### [TO DO]
Pictures stay out of this copy, which runs from the first line of the material through the line containing "from bokeh.resources import INLINE".

######

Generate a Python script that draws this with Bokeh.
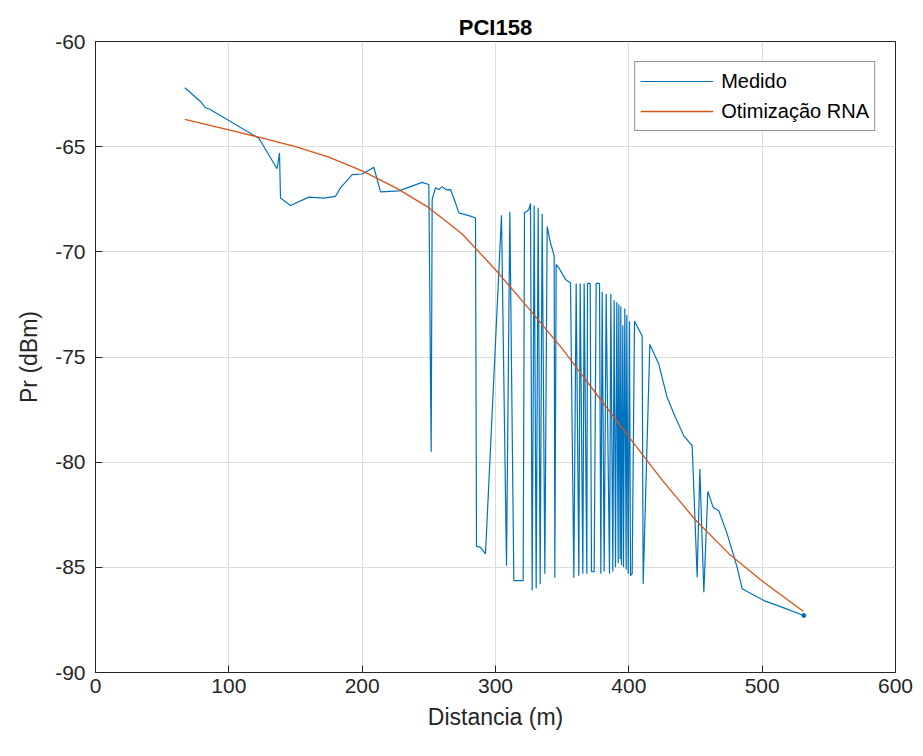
from bokeh.plotting import figure
from bokeh.models import Range1d, Legend, LegendItem, FixedTicker, PrintfTickFormatter
from bokeh.embed import file_html
from bokeh.resources import INLINE

# Measured signal (Medido)
med_x = [67, 78.75, 82.5, 85.7, 122.5, 136.2, 138, 138.75, 146.25, 160, 171.25, 180, 183.75,
         192.5, 200, 208.75, 213.75, 227.5, 245, 250, 251.75, 252.5, 255, 257.5, 260, 263, 266.25,
         270, 272.5, 281.25, 285, 285.75, 288.75, 292.5, 304.5, 308.25, 310.75, 313.75, 320.75,
         321.75, 325, 326.25, 327.5, 329, 330.5, 332, 333.5, 335, 337, 338.75, 341, 344, 344.5,
         345.5, 347.5, 352.5, 356.25, 358.75, 360.5, 362.5, 363.5, 365.5, 366.5, 368.5, 369, 371,
         372, 374, 375.5, 378, 379, 380, 381.5, 383, 385.5, 386.5, 388, 389, 390, 391, 392, 392.5,
         393.5, 394, 394.5, 395.5, 396, 397, 398, 398.5, 399.5, 400.5, 401.25, 402.5, 404.25,
         410, 410.75, 415.75, 422.5, 428.75, 435, 441.25, 447.5, 451.25, 453.25, 456.25, 459.25,
         463.25, 467.5, 473.75, 481.25, 485, 501.25, 516.25, 531.25]
med_y = [-62.2, -62.85, -63.15, -63.22, -64.6, -66.05, -65.3, -67.44, -67.8, -67.4, -67.45, -67.36,
         -66.96, -66.33, -66.3, -65.98, -67.15, -67.1, -66.7, -66.8, -79.5, -67.5, -66.96, -67.04,
         -66.9, -67.05, -67.04, -67.67, -68.15, -68.3, -68.39, -84.0, -84.05, -84.36, -68.26,
         -84.93, -68.1, -85.63, -85.63, -68.15, -68.0, -67.7, -86.1, -67.8, -86.0, -67.9, -85.8,
         -68.2, -85.3, -68.8, -69.5, -70.2, -85.5, -70.6, -70.76, -71.31, -71.47, -85.5, -71.5,
         -85.4, -71.5, -85.3, -71.5, -85.3, -71.5, -71.5, -85.2, -85.2, -71.5, -71.5, -85.3, -71.9,
         -85.2, -72.0, -85.3, -72.0, -85.2, -72.3, -85.0, -72.4, -84.8, -72.5, -84.6, -72.6, -84.9,
         -73.5, -85.0, -72.7, -85.1, -73.0, -85.3, -73.3, -85.4, -85.3, -73.29, -74.0, -85.79,
         -74.4, -75.35, -76.93, -77.88, -78.75, -79.22, -85.47, -80.33, -86.18, -81.39, -82.15,
         -82.31, -83.41, -85.0, -86.02, -86.58, -86.93, -87.29]

# ANN optimisation (Otimização RNA)
rna_x = [67, 100, 122.5, 150, 175, 200, 225, 250, 275, 300, 325, 350, 375, 400, 425, 450,
         475, 500, 531]
rna_y = [-63.7, -64.2, -64.55, -65.0, -65.5, -66.15, -66.95, -67.9, -69.15, -70.85, -72.7,
         -74.6, -76.7, -78.8, -80.85, -82.75, -84.35, -85.65, -87.1]

x_ticks = [0, 100, 200, 300, 400, 500, 600]
y_ticks = [-90, -85, -80, -75, -70, -65, -60]

FONT = "Liberation Sans"

p = figure(width=923, height=756, output_backend="svg", toolbar_location=None,
           x_range=Range1d(0, 600), y_range=Range1d(-90, -60),
           min_border_left=95, min_border_right=28, min_border_top=41, min_border_bottom=84,
           title="PCI158")

p.background_fill_color = "white"
p.border_fill_color = "white"
p.outline_line_color = "#262626"
p.outline_line_width = 1

p.title.align = "center"
p.title.text_font = FONT
p.title.text_font_size = "22px"
p.title.text_font_style = "bold"
p.title.text_color = "black"
p.title.standoff = 4

for ax, ticks in ((p.xaxis[0], x_ticks), (p.yaxis[0], y_ticks)):
    ax.ticker = FixedTicker(ticks=ticks)
    ax.formatter = PrintfTickFormatter(format="%d")
    ax.major_tick_in = 7
    ax.major_tick_out = 0
    ax.minor_tick_line_color = None
    ax.axis_line_color = "#262626"
    ax.major_tick_line_color = "#262626"
    ax.major_label_text_font = FONT
    ax.major_label_text_font_size = "21px"
    ax.major_label_text_color = "#262626"
    ax.axis_label_text_font = FONT
    ax.axis_label_text_font_size = "23px"
    ax.axis_label_text_font_style = "normal"
    ax.axis_label_text_color = "#262626"

p.xaxis.axis_label = "Distancia (m)"
p.yaxis.axis_label = "Pr (dBm)"
p.xaxis.major_label_standoff = 6
p.xaxis.axis_label_standoff = 8
p.yaxis.major_label_standoff = 10
p.yaxis.axis_label_standoff = 10

p.xgrid.ticker = FixedTicker(ticks=x_ticks)
p.ygrid.ticker = FixedTicker(ticks=y_ticks)
p.grid.grid_line_color = "#DCDCDC"
p.grid.grid_line_width = 1

r1 = p.line(med_x, med_y, line_color="#0072BD", line_width=1.2)
r2 = p.line(rna_x, rna_y, line_color="#D95319", line_width=1.3)
p.scatter([med_x[-1]], [med_y[-1]], size=4, color="#0072BD")

legend = Legend(items=[LegendItem(label="Medido", renderers=[r1]),
                       LegendItem(label="Otimização RNA", renderers=[r2])],
                location="top_right")
legend.label_text_font = FONT
legend.label_text_font_size = "20px"
legend.label_text_color = "black"
legend.border_line_color = "#262626"
legend.border_line_width = 1
legend.background_fill_color = "white"
legend.background_fill_alpha = 1
legend.glyph_width = 73
legend.glyph_height = 28
legend.label_height = 28
legend.label_standoff = 8
legend.padding = 5
legend.spacing = 2
legend.margin = 20
p.add_layout(legend, "center")

open("out.html", "w").write(file_html(p, INLINE))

######

### [EXPECTED ANSWER]
Generate a Python script that draws this with Bokeh.
from bokeh.plotting import figure
from bokeh.models import Range1d, Legend, LegendItem, FixedTicker, PrintfTickFormatter
from bokeh.embed import file_html
from bokeh.resources import INLINE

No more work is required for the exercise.